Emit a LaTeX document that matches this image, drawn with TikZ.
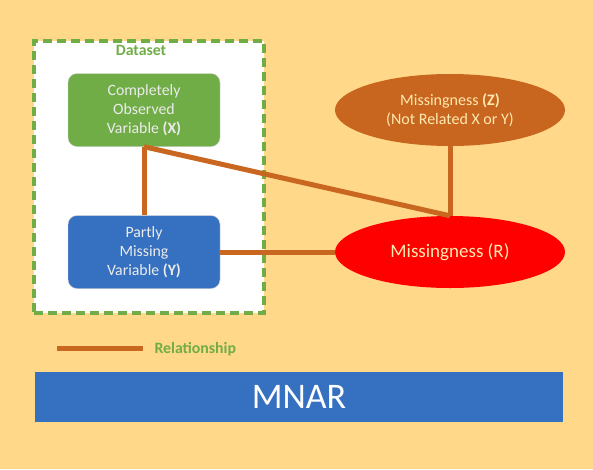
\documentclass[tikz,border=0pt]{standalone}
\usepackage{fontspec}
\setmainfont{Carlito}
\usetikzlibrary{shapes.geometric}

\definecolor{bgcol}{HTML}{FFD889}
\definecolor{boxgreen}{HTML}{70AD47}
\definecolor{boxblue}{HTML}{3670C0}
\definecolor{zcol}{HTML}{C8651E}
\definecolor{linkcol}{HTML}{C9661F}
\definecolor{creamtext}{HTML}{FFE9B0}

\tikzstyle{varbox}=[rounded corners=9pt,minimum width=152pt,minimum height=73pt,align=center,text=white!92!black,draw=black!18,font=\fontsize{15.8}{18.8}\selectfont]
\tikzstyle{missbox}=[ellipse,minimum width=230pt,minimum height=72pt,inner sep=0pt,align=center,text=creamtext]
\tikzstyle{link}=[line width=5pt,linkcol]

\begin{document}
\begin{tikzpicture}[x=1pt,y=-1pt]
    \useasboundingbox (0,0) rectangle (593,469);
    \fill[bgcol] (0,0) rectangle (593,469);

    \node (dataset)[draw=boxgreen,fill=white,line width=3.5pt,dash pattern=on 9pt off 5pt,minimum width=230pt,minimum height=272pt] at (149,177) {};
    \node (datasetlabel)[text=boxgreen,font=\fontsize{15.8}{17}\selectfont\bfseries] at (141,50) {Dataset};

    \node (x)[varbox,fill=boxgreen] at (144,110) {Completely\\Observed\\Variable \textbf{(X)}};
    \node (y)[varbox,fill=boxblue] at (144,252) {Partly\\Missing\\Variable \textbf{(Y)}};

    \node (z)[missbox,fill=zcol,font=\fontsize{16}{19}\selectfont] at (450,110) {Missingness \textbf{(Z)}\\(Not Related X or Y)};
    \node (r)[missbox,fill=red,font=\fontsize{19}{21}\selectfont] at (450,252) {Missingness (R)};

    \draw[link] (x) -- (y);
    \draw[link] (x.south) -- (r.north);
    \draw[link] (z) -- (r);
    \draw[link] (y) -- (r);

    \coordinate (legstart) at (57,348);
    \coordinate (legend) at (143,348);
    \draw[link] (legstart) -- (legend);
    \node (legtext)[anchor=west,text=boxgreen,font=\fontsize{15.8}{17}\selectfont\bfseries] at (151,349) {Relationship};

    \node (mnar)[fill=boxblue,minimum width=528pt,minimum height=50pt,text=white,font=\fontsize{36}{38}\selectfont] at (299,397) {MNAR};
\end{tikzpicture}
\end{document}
────
Without including any picture, repeat the data exactly.

Emit a LaTeX document that matches this image, drawn with TikZ.
\documentclass[tikz,border=0pt]{standalone}
\usepackage{fontspec}
\setmainfont{Carlito}
\usetikzlibrary{shapes.geometric}

\definecolor{bgcol}{HTML}{FFD889}
\definecolor{boxgreen}{HTML}{70AD47}
\definecolor{boxblue}{HTML}{3670C0}
\definecolor{zcol}{HTML}{C8651E}
\definecolor{linkcol}{HTML}{C9661F}
\definecolor{creamtext}{HTML}{FFE9B0}

\tikzstyle{varbox}=[rounded corners=9pt,minimum width=152pt,minimum height=73pt,align=center,text=white!92!black,draw=black!18,font=\fontsize{15.8}{18.8}\selectfont]
\tikzstyle{missbox}=[ellipse,minimum width=230pt,minimum height=72pt,inner sep=0pt,align=center,text=creamtext]
\tikzstyle{link}=[line width=5pt,linkcol]

\begin{document}
\begin{tikzpicture}[x=1pt,y=-1pt]
    \useasboundingbox (0,0) rectangle (593,469);
    \fill[bgcol] (0,0) rectangle (593,469);

    \node (dataset)[draw=boxgreen,fill=white,line width=3.5pt,dash pattern=on 9pt off 5pt,minimum width=230pt,minimum height=272pt] at (149,177) {};
    \node (datasetlabel)[text=boxgreen,font=\fontsize{15.8}{17}\selectfont\bfseries] at (141,50) {Dataset};

    \node (x)[varbox,fill=boxgreen] at (144,110) {Completely\\Observed\\Variable \textbf{(X)}};
    \node (y)[varbox,fill=boxblue] at (144,252) {Partly\\Missing\\Variable \textbf{(Y)}};

    \node (z)[missbox,fill=zcol,font=\fontsize{16}{19}\selectfont] at (450,110) {Missingness \textbf{(Z)}\\(Not Related X or Y)};
    \node (r)[missbox,fill=red,font=\fontsize{19}{21}\selectfont] at (450,252) {Missingness (R)};

    \draw[link] (x) -- (y);
    \draw[link] (x.south) -- (r.north);
    \draw[link] (z) -- (r);
    \draw[link] (y) -- (r);

    \coordinate (legstart) at (57,348);
    \coordinate (legend) at (143,348);
    \draw[link] (legstart) -- (legend);
    \node (legtext)[anchor=west,text=boxgreen,font=\fontsize{15.8}{17}\selectfont\bfseries] at (151,349) {Relationship};

    \node (mnar)[fill=boxblue,minimum width=528pt,minimum height=50pt,text=white,font=\fontsize{36}{38}\selectfont] at (299,397) {MNAR};
\end{tikzpicture}
\end{document}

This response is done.